**GIVEN DATA**
_ _ _ _ _ _ _

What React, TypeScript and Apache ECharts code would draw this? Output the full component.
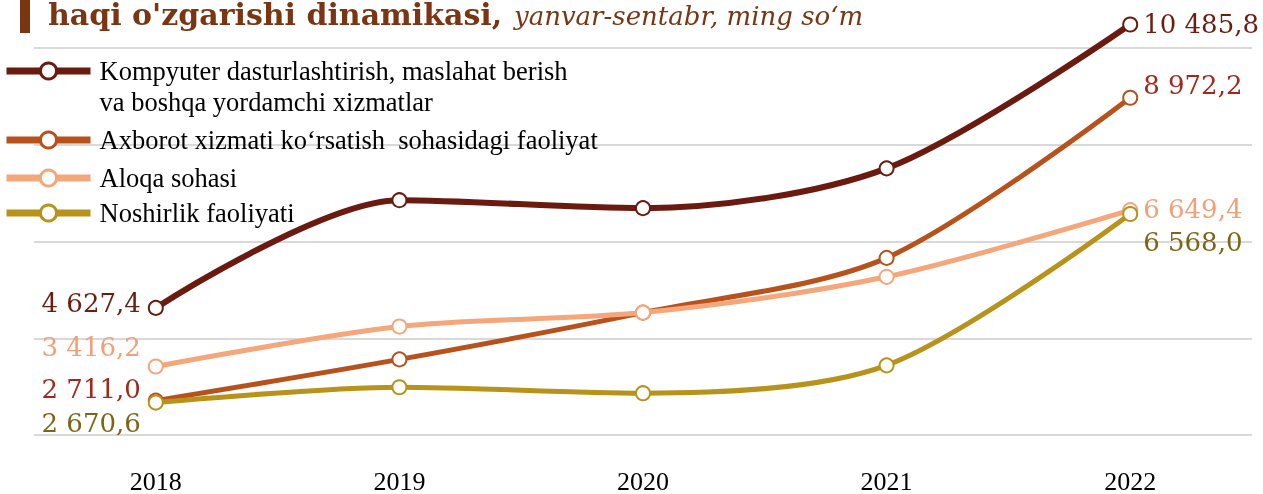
import React, { useEffect, useRef } from 'react';
import * as echarts from 'echarts';

const years = ['2018', '2019', '2020', '2021', '2022'];
const seriesNames = [
  'Kompyuter dasturlashtirish, maslahat berish\nva boshqa yordamchi xizmatlar',
  'Axborot xizmati ko‘rsatish  sohasidagi faoliyat',
  'Aloqa sohasi',
  'Noshirlik faoliyati',
];
const kompyuter = [4627.4, 6854, 6689, 7512, 10485.8];
const axborot = [2711.0, 3563, 4530, 5661, 8972.2];
const aloqa = [3416.2, 4242, 4530, 5270, 6649.4];
const noshirlik = [2670.6, 2987, 2864, 3440, 6568.0];
const allValues = [kompyuter, axborot, aloqa, noshirlik];

const titleMain = "haqi o'zgarishi dinamikasi,";
const titleSub = 'yanvar-sentabr, ming so‘m';

const lineColors = ['#6b1a10', '#b8521c', '#f4a77b', '#b8931c'];
const labelColors = ['#6b1d10', '#a3281c', '#f2a077', '#7d6515'];
const lineWidths = [6, 5, 5, 5];
// label offsets [first point, last point]
const firstOffsets = [[0, -5], [0, -12], [0, -19], [0, 20]];
const lastOffsets = [[0, 0], [0, -13], [0, -1], [0, 28]];
const legendTops = [24.5, 124.5, 162.5, 197.5];

function fmt(v: number): string {
  const [i, d] = v.toFixed(1).split('.');
  return i.replace(/\B(?=(\d{3})+(?!\d))/g, ' ') + ',' + d;
}

export default function App() {
  const ref = useRef<HTMLDivElement>(null);
  useEffect(() => {
    if (!ref.current) return;
    const chart = echarts.init(ref.current, null, { renderer: 'svg' });
    const labelBase = {
      show: true,
      fontFamily: 'DejaVu Serif',
      fontSize: 26,
    };
    const series = allValues.map((vals, si) => ({
      name: seriesNames[si],
      type: 'line',
      smooth: 0.3,
      clip: false,
      symbol: 'circle',
      symbolSize: 14,
      color: lineColors[si],
      lineStyle: { color: lineColors[si], width: lineWidths[si] },
      itemStyle: { color: '#ffffff', borderColor: lineColors[si], borderWidth: 2 },
      z: 2 + si,
      data: vals.map((v, i) => {
        if (i === 0) {
          return {
            value: v,
            label: {
              ...labelBase,
              color: labelColors[si],
              position: 'left',
              distance: 7,
              offset: firstOffsets[si],
              formatter: fmt(v),
            },
          };
        }
        if (i === vals.length - 1) {
          return {
            value: v,
            label: {
              ...labelBase,
              color: labelColors[si],
              position: 'right',
              distance: 5,
              offset: lastOffsets[si],
              formatter: fmt(v),
            },
          };
        }
        return v;
      }),
    }));
    const legendText = {
      fontFamily: 'Liberation Serif',
      fontSize: 26.5,
      color: '#000000',
      lineHeight: 31,
    };
    const legends = seriesNames.map((name, si) => ({
      show: true,
      data: [name],
      orient: 'vertical',
      left: 3,
      top: legendTops[si],
      padding: 0,
      itemWidth: 84,
      itemHeight: 20,
      selectedMode: false,
      formatter: (n: string) =>
        (si === 0 ? '\n' : '') +
        n
          .split('\n')
          .map((line) => '{t|' + line + '}')
          .join('\n'),
      lineStyle: { color: lineColors[si], width: 7 },
      itemStyle: { color: '#ffffff', borderColor: lineColors[si], borderWidth: 3 },
      textStyle: {
        ...legendText,
        rich: { t: { ...legendText, padding: [0, 0, 0, 4] } },
      },
    }));
    chart.setOption({
      animation: false,
      grid: { left: 34, right: 11, top: 48, bottom: 57 },
      legend: legends,
      xAxis: {
        type: 'category',
        data: years,
        boundaryGap: true,
        axisLine: { show: false },
        axisTick: { show: false },
        axisLabel: {
          margin: 33,
          fontFamily: 'Liberation Serif',
          fontSize: 26,
          color: '#000000',
        },
      },
      yAxis: {
        type: 'value',
        min: 2000,
        max: 10000,
        interval: 2000,
        axisLabel: { show: false },
        axisLine: { show: false },
        axisTick: { show: false },
        splitLine: { lineStyle: { color: '#d9d9d9', width: 2 } },
      },
      graphic: [
        { type: 'rect', left: 20, top: 0, shape: { width: 10, height: 33 }, style: { fill: '#7a3512' } },
        {
          type: 'text',
          x: 48,
          y: 29,
          style: {
            text: titleMain,
            fontFamily: 'DejaVu Serif',
            fontWeight: 'bold',
            fontSize: 30,
            fill: '#7a3512',
            verticalAlign: 'bottom',
          },
        },
        {
          type: 'text',
          x: 514,
          y: 28.5,
          style: {
            text: titleSub,
            fontFamily: 'DejaVu Serif',
            fontStyle: 'italic',
            fontSize: 26,
            fill: '#7a3512',
            verticalAlign: 'bottom',
          },
        },
      ],
      series,
    });
    return () => chart.dispose();
  }, []);
  return (
    <div
      ref={ref}
      style={{ position: 'fixed', left: 0, top: 0, width: 1263, height: 494 }}
    />
  );
}
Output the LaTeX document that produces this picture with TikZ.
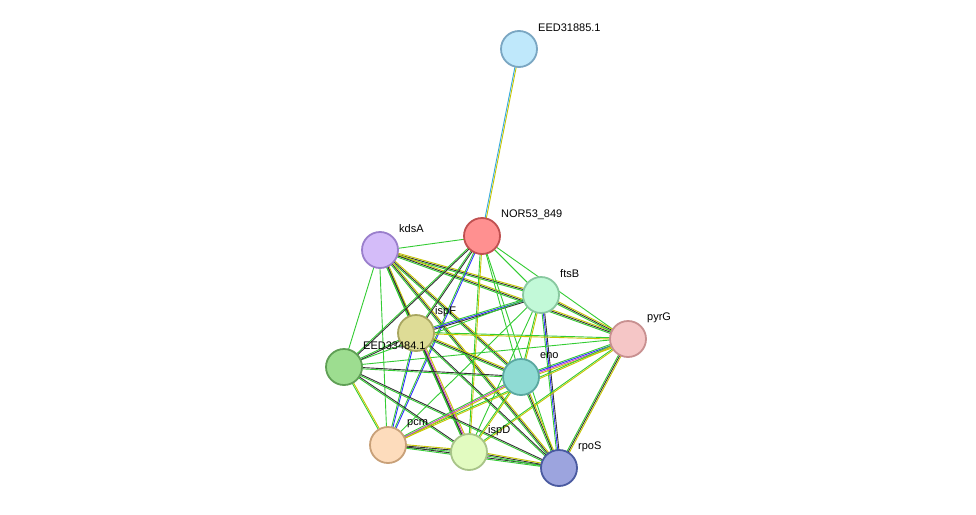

_ _ _ _ _ _ _

**WHAT IS EXPECTED**
Go through the listing above and write it all out exactly, leaving out any picture.

**OUTPUT OF THE TASK**
What React, TypeScript and Apache ECharts code would draw this? Output the full component.
import React, { useEffect, useRef } from 'react';
import * as echarts from 'echarts';

const years = ['2018', '2019', '2020', '2021', '2022'];
const seriesNames = [
  'Kompyuter dasturlashtirish, maslahat berish\nva boshqa yordamchi xizmatlar',
  'Axborot xizmati ko‘rsatish  sohasidagi faoliyat',
  'Aloqa sohasi',
  'Noshirlik faoliyati',
];
const kompyuter = [4627.4, 6854, 6689, 7512, 10485.8];
const axborot = [2711.0, 3563, 4530, 5661, 8972.2];
const aloqa = [3416.2, 4242, 4530, 5270, 6649.4];
const noshirlik = [2670.6, 2987, 2864, 3440, 6568.0];
const allValues = [kompyuter, axborot, aloqa, noshirlik];

const titleMain = "haqi o'zgarishi dinamikasi,";
const titleSub = 'yanvar-sentabr, ming so‘m';

const lineColors = ['#6b1a10', '#b8521c', '#f4a77b', '#b8931c'];
const labelColors = ['#6b1d10', '#a3281c', '#f2a077', '#7d6515'];
const lineWidths = [6, 5, 5, 5];
// label offsets [first point, last point]
const firstOffsets = [[0, -5], [0, -12], [0, -19], [0, 20]];
const lastOffsets = [[0, 0], [0, -13], [0, -1], [0, 28]];
const legendTops = [24.5, 124.5, 162.5, 197.5];

function fmt(v: number): string {
  const [i, d] = v.toFixed(1).split('.');
  return i.replace(/\B(?=(\d{3})+(?!\d))/g, ' ') + ',' + d;
}

export default function App() {
  const ref = useRef<HTMLDivElement>(null);
  useEffect(() => {
    if (!ref.current) return;
    const chart = echarts.init(ref.current, null, { renderer: 'svg' });
    const labelBase = {
      show: true,
      fontFamily: 'DejaVu Serif',
      fontSize: 26,
    };
    const series = allValues.map((vals, si) => ({
      name: seriesNames[si],
      type: 'line',
      smooth: 0.3,
      clip: false,
      symbol: 'circle',
      symbolSize: 14,
      color: lineColors[si],
      lineStyle: { color: lineColors[si], width: lineWidths[si] },
      itemStyle: { color: '#ffffff', borderColor: lineColors[si], borderWidth: 2 },
      z: 2 + si,
      data: vals.map((v, i) => {
        if (i === 0) {
          return {
            value: v,
            label: {
              ...labelBase,
              color: labelColors[si],
              position: 'left',
              distance: 7,
              offset: firstOffsets[si],
              formatter: fmt(v),
            },
          };
        }
        if (i === vals.length - 1) {
          return {
            value: v,
            label: {
              ...labelBase,
              color: labelColors[si],
              position: 'right',
              distance: 5,
              offset: lastOffsets[si],
              formatter: fmt(v),
            },
          };
        }
        return v;
      }),
    }));
    const legendText = {
      fontFamily: 'Liberation Serif',
      fontSize: 26.5,
      color: '#000000',
      lineHeight: 31,
    };
    const legends = seriesNames.map((name, si) => ({
      show: true,
      data: [name],
      orient: 'vertical',
      left: 3,
      top: legendTops[si],
      padding: 0,
      itemWidth: 84,
      itemHeight: 20,
      selectedMode: false,
      formatter: (n: string) =>
        (si === 0 ? '\n' : '') +
        n
          .split('\n')
          .map((line) => '{t|' + line + '}')
          .join('\n'),
      lineStyle: { color: lineColors[si], width: 7 },
      itemStyle: { color: '#ffffff', borderColor: lineColors[si], borderWidth: 3 },
      textStyle: {
        ...legendText,
        rich: { t: { ...legendText, padding: [0, 0, 0, 4] } },
      },
    }));
    chart.setOption({
      animation: false,
      grid: { left: 34, right: 11, top: 48, bottom: 57 },
      legend: legends,
      xAxis: {
        type: 'category',
        data: years,
        boundaryGap: true,
        axisLine: { show: false },
        axisTick: { show: false },
        axisLabel: {
          margin: 33,
          fontFamily: 'Liberation Serif',
          fontSize: 26,
          color: '#000000',
        },
      },
      yAxis: {
        type: 'value',
        min: 2000,
        max: 10000,
        interval: 2000,
        axisLabel: { show: false },
        axisLine: { show: false },
        axisTick: { show: false },
        splitLine: { lineStyle: { color: '#d9d9d9', width: 2 } },
      },
      graphic: [
        { type: 'rect', left: 20, top: 0, shape: { width: 10, height: 33 }, style: { fill: '#7a3512' } },
        {
          type: 'text',
          x: 48,
          y: 29,
          style: {
            text: titleMain,
            fontFamily: 'DejaVu Serif',
            fontWeight: 'bold',
            fontSize: 30,
            fill: '#7a3512',
            verticalAlign: 'bottom',
          },
        },
        {
          type: 'text',
          x: 514,
          y: 28.5,
          style: {
            text: titleSub,
            fontFamily: 'DejaVu Serif',
            fontStyle: 'italic',
            fontSize: 26,
            fill: '#7a3512',
            verticalAlign: 'bottom',
          },
        },
      ],
      series,
    });
    return () => chart.dispose();
  }, []);
  return (
    <div
      ref={ref}
      style={{ position: 'fixed', left: 0, top: 0, width: 1263, height: 494 }}
    />
  );
}
Output the LaTeX document that produces this picture with TikZ.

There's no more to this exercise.